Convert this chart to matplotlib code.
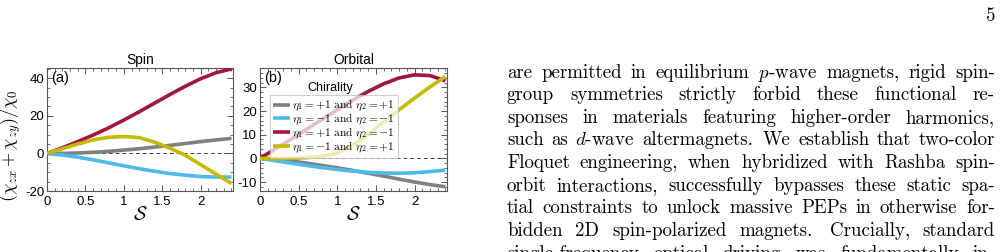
import matplotlib

matplotlib.use("Agg")
import matplotlib.pyplot as plt
from matplotlib.ticker import MultipleLocator

plt.rcParams["font.family"] = ["Liberation Sans", "DejaVu Sans"]
plt.rcParams["mathtext.fontset"] = "cm"
plt.rcParams["axes.unicode_minus"] = False

# chirality combinations
S = [0.0, 0.2, 0.4, 0.6, 0.8, 1.0, 1.2, 1.4, 1.6, 1.8, 2.0, 2.2, 2.4]

spin_pp = [0.0, 0.05, 0.25, 0.6, 1.1, 1.8, 2.5, 3.4, 4.3, 5.3, 6.3, 7.2, 8.0]
spin_mm = [0.0, -0.8, -2.0, -3.4, -5.0, -6.6, -8.1, -9.5, -10.7, -11.6, -12.3, -12.6, -12.6]
spin_pm = [0.0, 3.0, 6.3, 9.8, 13.6, 17.8, 22.2, 26.8, 31.4, 35.8, 39.8, 43.0, 45.0]
spin_mp = [0.0, 2.5, 5.0, 7.2, 8.6, 9.0, 8.4, 6.0, 2.8, -1.0, -6.0, -11.0, -16.0]

orb_pp = [0.0, -0.4, -1.1, -2.0, -3.0, -4.0, -5.1, -6.3, -7.5, -8.8, -10.0, -11.1, -12.0]
orb_mm = [0.0, -1.0, -2.0, -3.0, -3.9, -4.7, -5.4, -5.9, -6.2, -6.3, -6.1, -5.6, -5.0]
orb_pm = [0.0, 4.0, 8.0, 12.2, 16.4, 20.6, 24.6, 28.3, 31.5, 34.0, 35.3, 35.0, 32.8]
orb_mp = [0.0, -0.1, 0.0, 0.3, 0.9, 2.2, 5.5, 10.0, 15.3, 20.5, 25.5, 30.2, 34.6]

labels = [
    r"$\eta_1 = +1\ \mathrm{and}\ \eta_2 = +1$",
    r"$\eta_1 = -1\ \mathrm{and}\ \eta_2 = -1$",
    r"$\eta_1 = +1\ \mathrm{and}\ \eta_2 = -1$",
    r"$\eta_1 = -1\ \mathrm{and}\ \eta_2 = +1$",
]
colors = ["#808080", "#4dbbea", "#a2183c", "#c4ba00"]

paragraph = [
    "are permitted in equilibrium $p$-wave magnets, rigid spin-",
    "group symmetries strictly forbid these functional re-",
    "sponses in materials featuring higher-order harmonics,",
    "such as $d$-wave altermagnets. We establish that two-color",
    "Floquet engineering, when hybridized with Rashba spin-",
    "orbit interactions, successfully bypasses these static spa-",
    "tial constraints to unlock massive PEPs in otherwise for-",
    "bidden 2D spin-polarized magnets. Crucially, standard",
    "single-frequency optical driving was fundamentally in-",
]

W, H = 1004, 252
TEXT_SIZE = 13.6


def style_axes(ax, ymajor, yminor):
    ax.set_xlim(0, 2.42)
    ax.xaxis.set_major_locator(MultipleLocator(0.5))
    ax.xaxis.set_minor_locator(MultipleLocator(0.1))
    ax.yaxis.set_major_locator(MultipleLocator(ymajor))
    ax.yaxis.set_minor_locator(MultipleLocator(yminor))
    ax.xaxis.set_major_formatter(matplotlib.ticker.FuncFormatter(lambda v, p: f"{v:g}"))
    ax.tick_params(which="both", direction="in", top=True, right=True, labelsize=9.5,
                   color="#555555")
    ax.tick_params(axis="x", pad=3.5)
    ax.tick_params(axis="y", pad=2)
    ax.tick_params(which="major", length=4, width=0.7)
    ax.tick_params(which="minor", length=2, width=0.6)
    for sp in ax.spines.values():
        sp.set_color("#555555")
        sp.set_linewidth(0.8)
    ax.axhline(0, color="#444444", lw=0.7, dashes=(4, 3), zorder=1)
    ax.set_xlabel(r"$\mathcal{S}$", fontsize=14, labelpad=-1)


def justify(fig, text, y_px, x0_px, x1_px, size, renderer):
    words = text.split(" ")
    objs = [fig.text(0, 1 - y_px / H, w, fontsize=size, family="cmr10", va="baseline")
            for w in words]
    widths = [t.get_window_extent(renderer).width for t in objs]
    weights = [1.35 if w.endswith(".") else 1.0 for w in words[:-1]]
    gap = (x1_px - x0_px - sum(widths)) / sum(weights)
    x = x0_px
    for t, w, k in zip(objs, widths, weights + [0]):
        t.set_x(x / W)
        x += w + gap * k


fig = plt.figure(figsize=(W / 100, H / 100), dpi=100)
ax_a = fig.add_axes([47 / W, 1 - 191 / H, 186 / W, 123 / H])
ax_b = fig.add_axes([260 / W, 1 - 191 / H, 187 / W, 123 / H])

for ys, c in zip([spin_pp, spin_mm, spin_pm, spin_mp], colors):
    ax_a.plot(S, ys, color=c, lw=2.6, solid_capstyle="butt", zorder=3)
for ys, c, lab in zip([orb_pp, orb_mm, orb_pm, orb_mp], colors, labels):
    ax_b.plot(S, ys, color=c, lw=2.6, solid_capstyle="butt", zorder=3, label=lab)

style_axes(ax_a, 20, 5)
ax_a.set_ylim(-20, 45.5)
style_axes(ax_b, 10, 2)
ax_b.set_ylim(-13.8, 38.2)

ax_a.set_ylabel(r"$(\chi_{zx}+\chi_{zy})/\chi_0$", fontsize=13)
ax_a.yaxis.set_label_coords(-0.13, 0.37)
ax_a.set_title("Spin", fontsize=10, pad=3)
ax_b.set_title("Orbital", fontsize=10, pad=3)
ax_a.text(0.02, 0.975, "(a)", transform=ax_a.transAxes, fontsize=10.5, va="top")
ax_b.text(0.02, 0.975, "(b)", transform=ax_b.transAxes, fontsize=10.5, va="top")

ax_b.text(0.375, 0.84, "Chirality", transform=ax_b.transAxes, fontsize=9,
          ha="center", va="center")
leg = ax_b.legend(loc="upper left", bbox_to_anchor=(0.055, 0.78), borderaxespad=0,
                  fontsize=8.3, handlelength=1.5, handletextpad=0.15, labelspacing=-0.12,
                  borderpad=0.25, fancybox=False, framealpha=0.72, edgecolor="#bbbbbb")
leg.get_frame().set_linewidth(0.8)
leg.set_zorder(4)

renderer = fig.canvas.get_renderer()
for i, line in enumerate(paragraph):
    justify(fig, line, 77.5 + 22.65 * i, 507, 995, TEXT_SIZE, renderer)

fig.text(986 / W, 1 - 21 / H, "5", fontsize=TEXT_SIZE, family="cmr10", va="baseline")

fig.savefig("out.png", dpi=100)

--------------------------------------------------

Work to complete — Repeat only the lines from the beginning of the material through the line containing "TEXT_SIZE = 13.6", both ends kept, leaving pictures out.

Answer to this exercise —
Convert this chart to matplotlib code.
import matplotlib

matplotlib.use("Agg")
import matplotlib.pyplot as plt
from matplotlib.ticker import MultipleLocator

plt.rcParams["font.family"] = ["Liberation Sans", "DejaVu Sans"]
plt.rcParams["mathtext.fontset"] = "cm"
plt.rcParams["axes.unicode_minus"] = False

# chirality combinations
S = [0.0, 0.2, 0.4, 0.6, 0.8, 1.0, 1.2, 1.4, 1.6, 1.8, 2.0, 2.2, 2.4]

spin_pp = [0.0, 0.05, 0.25, 0.6, 1.1, 1.8, 2.5, 3.4, 4.3, 5.3, 6.3, 7.2, 8.0]
spin_mm = [0.0, -0.8, -2.0, -3.4, -5.0, -6.6, -8.1, -9.5, -10.7, -11.6, -12.3, -12.6, -12.6]
spin_pm = [0.0, 3.0, 6.3, 9.8, 13.6, 17.8, 22.2, 26.8, 31.4, 35.8, 39.8, 43.0, 45.0]
spin_mp = [0.0, 2.5, 5.0, 7.2, 8.6, 9.0, 8.4, 6.0, 2.8, -1.0, -6.0, -11.0, -16.0]

orb_pp = [0.0, -0.4, -1.1, -2.0, -3.0, -4.0, -5.1, -6.3, -7.5, -8.8, -10.0, -11.1, -12.0]
orb_mm = [0.0, -1.0, -2.0, -3.0, -3.9, -4.7, -5.4, -5.9, -6.2, -6.3, -6.1, -5.6, -5.0]
orb_pm = [0.0, 4.0, 8.0, 12.2, 16.4, 20.6, 24.6, 28.3, 31.5, 34.0, 35.3, 35.0, 32.8]
orb_mp = [0.0, -0.1, 0.0, 0.3, 0.9, 2.2, 5.5, 10.0, 15.3, 20.5, 25.5, 30.2, 34.6]

labels = [
    r"$\eta_1 = +1\ \mathrm{and}\ \eta_2 = +1$",
    r"$\eta_1 = -1\ \mathrm{and}\ \eta_2 = -1$",
    r"$\eta_1 = +1\ \mathrm{and}\ \eta_2 = -1$",
    r"$\eta_1 = -1\ \mathrm{and}\ \eta_2 = +1$",
]
colors = ["#808080", "#4dbbea", "#a2183c", "#c4ba00"]

paragraph = [
    "are permitted in equilibrium $p$-wave magnets, rigid spin-",
    "group symmetries strictly forbid these functional re-",
    "sponses in materials featuring higher-order harmonics,",
    "such as $d$-wave altermagnets. We establish that two-color",
    "Floquet engineering, when hybridized with Rashba spin-",
    "orbit interactions, successfully bypasses these static spa-",
    "tial constraints to unlock massive PEPs in otherwise for-",
    "bidden 2D spin-polarized magnets. Crucially, standard",
    "single-frequency optical driving was fundamentally in-",
]

W, H = 1004, 252
TEXT_SIZE = 13.6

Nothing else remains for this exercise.